= INSTRUCTIONS TO FOLLOW =
Skip every picture and transcribe the remaining material exactly.
-=-=-=-=-
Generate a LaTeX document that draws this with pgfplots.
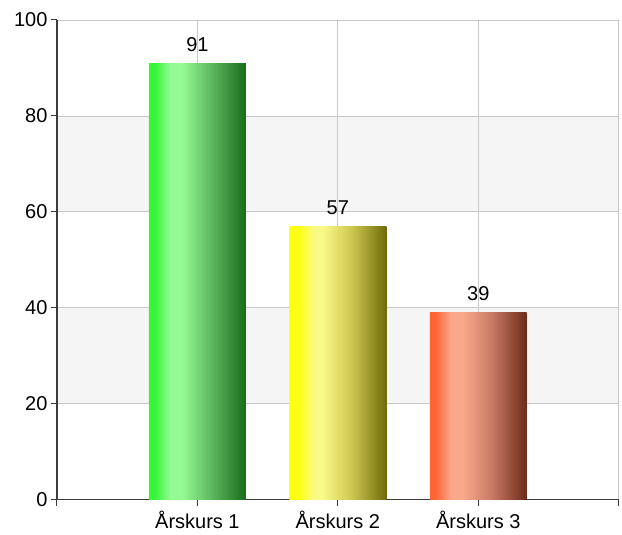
\documentclass[border=0pt]{standalone}
\usepackage{fontspec}
\setmainfont{Liberation Sans}
\usepackage{pgfplots}
\pgfplotsset{compat=1.18}

\definecolor{gridgray}{RGB}{200,200,200}
\definecolor{bandgray}{RGB}{245,245,245}
\definecolor{axisdark}{RGB}{60,60,60}

% bar gradients, left to right
\definecolor{gA}{RGB}{55,245,55}
\definecolor{gB}{RGB}{148,250,148}
\definecolor{gC}{RGB}{95,185,95}
\definecolor{gD}{RGB}{25,108,25}
\definecolor{yA}{RGB}{255,255,20}
\definecolor{yB}{RGB}{250,250,135}
\definecolor{yC}{RGB}{205,200,80}
\definecolor{yD}{RGB}{110,108,10}
\definecolor{rA}{RGB}{255,100,55}
\definecolor{rB}{RGB}{250,168,140}
\definecolor{rC}{RGB}{200,122,100}
\definecolor{rD}{RGB}{108,42,24}

\pgfdeclarehorizontalshading{greenbar}{100bp}{color(0bp)=(gA); color(25bp)=(gA); color(28bp)=(gA); color(36bp)=(gB); color(42bp)=(gB); color(57bp)=(gC); color(75bp)=(gD); color(100bp)=(gD)}
\pgfdeclarehorizontalshading{yellowbar}{100bp}{color(0bp)=(yA); color(25bp)=(yA); color(30bp)=(yA); color(38bp)=(yB); color(42bp)=(yB); color(57bp)=(yC); color(75bp)=(yD); color(100bp)=(yD)}
\pgfdeclarehorizontalshading{redbar}{100bp}{color(0bp)=(rA); color(25bp)=(rA); color(28bp)=(rA); color(36bp)=(rB); color(42bp)=(rB); color(57bp)=(rC); color(75bp)=(rD); color(100bp)=(rD)}

\begin{document}
\begin{tikzpicture}
\begin{axis}[
    set layers,
    scale only axis,
    width=562bp, height=480bp,
    xmin=0, xmax=4,
    ymin=0, ymax=100,
    xtick={0,1,2,3,4},
    xticklabels={,Årskurs 1,Årskurs 2,Årskurs 3,},
    ytick={0,20,40,60,80,100},
    axis lines=left,
    axis line style={-, draw=axisdark, line width=1.2bp},
    tick align=outside,
    major tick length=6bp,
    tick style={draw=axisdark, line width=1bp},
    grid=major,
    grid style={draw=gridgray, line width=0.8bp},
    tick label style={font=\fontsize{20bp}{23bp}\selectfont},
    x tick label style={yshift=-2bp},
    /pgf/number format/assume math mode=true,
    ybar, bar width=0.69, bar shift=0pt,
    nodes near coords,
    every node near coord/.append style={font=\fontsize{20bp}{23bp}\selectfont, yshift=8bp},
    clip=false,
]
\begin{pgfonlayer}{axis background}
\fill[bandgray] (axis cs:0,20) rectangle (axis cs:4,40);
\fill[bandgray] (axis cs:0,60) rectangle (axis cs:4,80);
\end{pgfonlayer}
\addplot[draw=none, shading=greenbar] coordinates {(1,91)};
\addplot[draw=none, shading=yellowbar] coordinates {(2,57)};
\addplot[draw=none, shading=redbar] coordinates {(3,39)};
\end{axis}
\path ([shift={(-57bp,-35bp)}]current axis.south west) rectangle ([shift={(565bp,500bp)}]current axis.south west);
\end{tikzpicture}
\end{document}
-=-=-=-=-
= FINISHED EXERCISE =
Generate a LaTeX document that draws this with pgfplots.
\documentclass[border=0pt]{standalone}
\usepackage{fontspec}
\setmainfont{Liberation Sans}
\usepackage{pgfplots}
\pgfplotsset{compat=1.18}

\definecolor{gridgray}{RGB}{200,200,200}
\definecolor{bandgray}{RGB}{245,245,245}
\definecolor{axisdark}{RGB}{60,60,60}

% bar gradients, left to right
\definecolor{gA}{RGB}{55,245,55}
\definecolor{gB}{RGB}{148,250,148}
\definecolor{gC}{RGB}{95,185,95}
\definecolor{gD}{RGB}{25,108,25}
\definecolor{yA}{RGB}{255,255,20}
\definecolor{yB}{RGB}{250,250,135}
\definecolor{yC}{RGB}{205,200,80}
\definecolor{yD}{RGB}{110,108,10}
\definecolor{rA}{RGB}{255,100,55}
\definecolor{rB}{RGB}{250,168,140}
\definecolor{rC}{RGB}{200,122,100}
\definecolor{rD}{RGB}{108,42,24}

\pgfdeclarehorizontalshading{greenbar}{100bp}{color(0bp)=(gA); color(25bp)=(gA); color(28bp)=(gA); color(36bp)=(gB); color(42bp)=(gB); color(57bp)=(gC); color(75bp)=(gD); color(100bp)=(gD)}
\pgfdeclarehorizontalshading{yellowbar}{100bp}{color(0bp)=(yA); color(25bp)=(yA); color(30bp)=(yA); color(38bp)=(yB); color(42bp)=(yB); color(57bp)=(yC); color(75bp)=(yD); color(100bp)=(yD)}
\pgfdeclarehorizontalshading{redbar}{100bp}{color(0bp)=(rA); color(25bp)=(rA); color(28bp)=(rA); color(36bp)=(rB); color(42bp)=(rB); color(57bp)=(rC); color(75bp)=(rD); color(100bp)=(rD)}

\begin{document}
\begin{tikzpicture}
\begin{axis}[
    set layers,
    scale only axis,
    width=562bp, height=480bp,
    xmin=0, xmax=4,
    ymin=0, ymax=100,
    xtick={0,1,2,3,4},
    xticklabels={,Årskurs 1,Årskurs 2,Årskurs 3,},
    ytick={0,20,40,60,80,100},
    axis lines=left,
    axis line style={-, draw=axisdark, line width=1.2bp},
    tick align=outside,
    major tick length=6bp,
    tick style={draw=axisdark, line width=1bp},
    grid=major,
    grid style={draw=gridgray, line width=0.8bp},
    tick label style={font=\fontsize{20bp}{23bp}\selectfont},
    x tick label style={yshift=-2bp},
    /pgf/number format/assume math mode=true,
    ybar, bar width=0.69, bar shift=0pt,
    nodes near coords,
    every node near coord/.append style={font=\fontsize{20bp}{23bp}\selectfont, yshift=8bp},
    clip=false,
]
\begin{pgfonlayer}{axis background}
\fill[bandgray] (axis cs:0,20) rectangle (axis cs:4,40);
\fill[bandgray] (axis cs:0,60) rectangle (axis cs:4,80);
\end{pgfonlayer}
\addplot[draw=none, shading=greenbar] coordinates {(1,91)};
\addplot[draw=none, shading=yellowbar] coordinates {(2,57)};
\addplot[draw=none, shading=redbar] coordinates {(3,39)};
\end{axis}
\path ([shift={(-57bp,-35bp)}]current axis.south west) rectangle ([shift={(565bp,500bp)}]current axis.south west);
\end{tikzpicture}
\end{document}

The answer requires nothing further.